In a PBS interview with Judy Woodruff on May 31st, 2021, Mr. Kalb said that going to Moscow  (early in his career) was challenging and dangerous and intense and exciting. “I spoke the language, I spoke to the Russian people, I tried to find out what they were thinking.”

This is the key element for me from both books. Mr. Kalb’s curiosity and interest kept him engaged. The majority of Russians had little to no understanding of Americans and what we were like, as a people. Their one approved version of news and information came from the state. During the Stalin years, you kept your head down and your mouth shut. Reading Kalb and watching current events, it’s clear that state control in Russia remains the defining element in Russian lives.

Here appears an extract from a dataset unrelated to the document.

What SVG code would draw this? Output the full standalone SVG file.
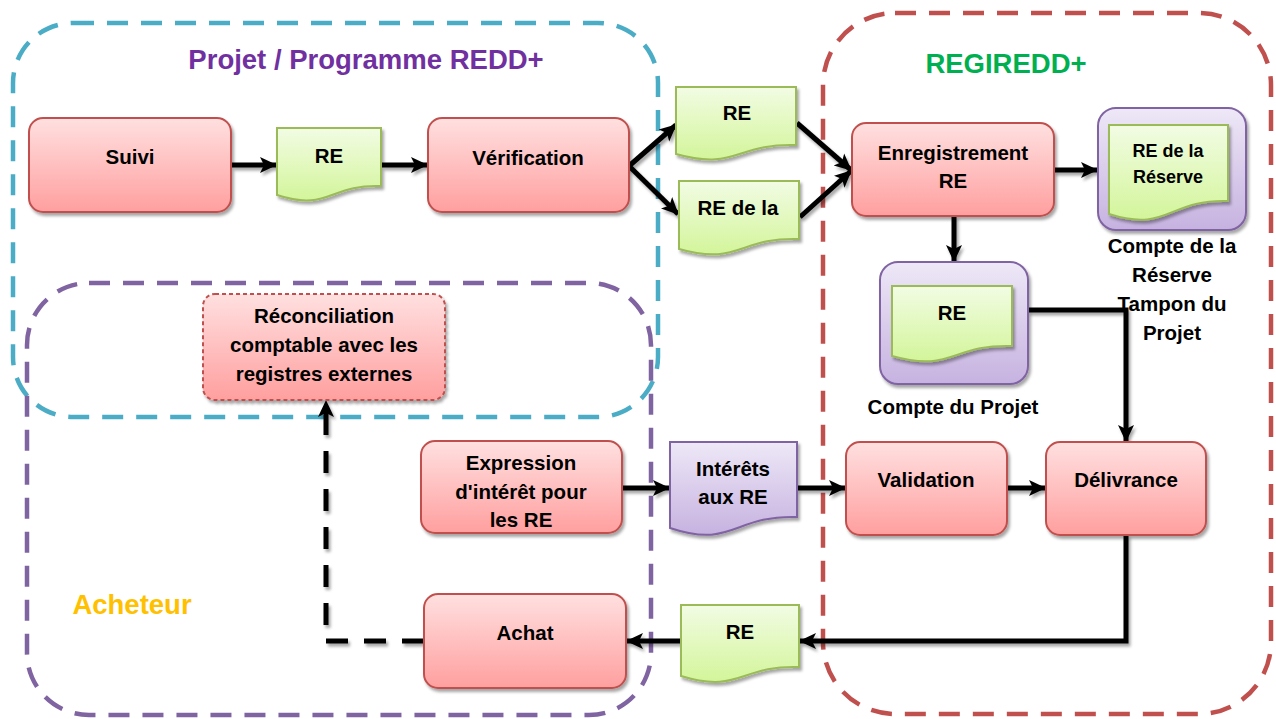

Mr. Kalb, in talking about Putin, once mentioned that Putin admires Stalin in certain ways. “Russian history has always been split between Russians who want to tilt toward the West, and Russians who feel that they represent something unique.” It shouldn’t be surprising that Putin thinks of himself as a modern version of Peter the Great.

Mr. Kalb is a tremendous resource for anyone who wants to understand Russia and its people. His aim has always been to pull out information by talking to others, getting their views on people and events, and presenting it via his books, “The Kalb Report”, and public appearances. Ed Murrow knew what he was doing when he hired Marvin Kalb.

My suggestion is to read “Peter the Great” first, as it covers early parts of Mr. Kalb’s life and initial time in Russia. Reading both books provides an in-depth look at Russia through Mr. Kalb’s experiences and his excellent journalism.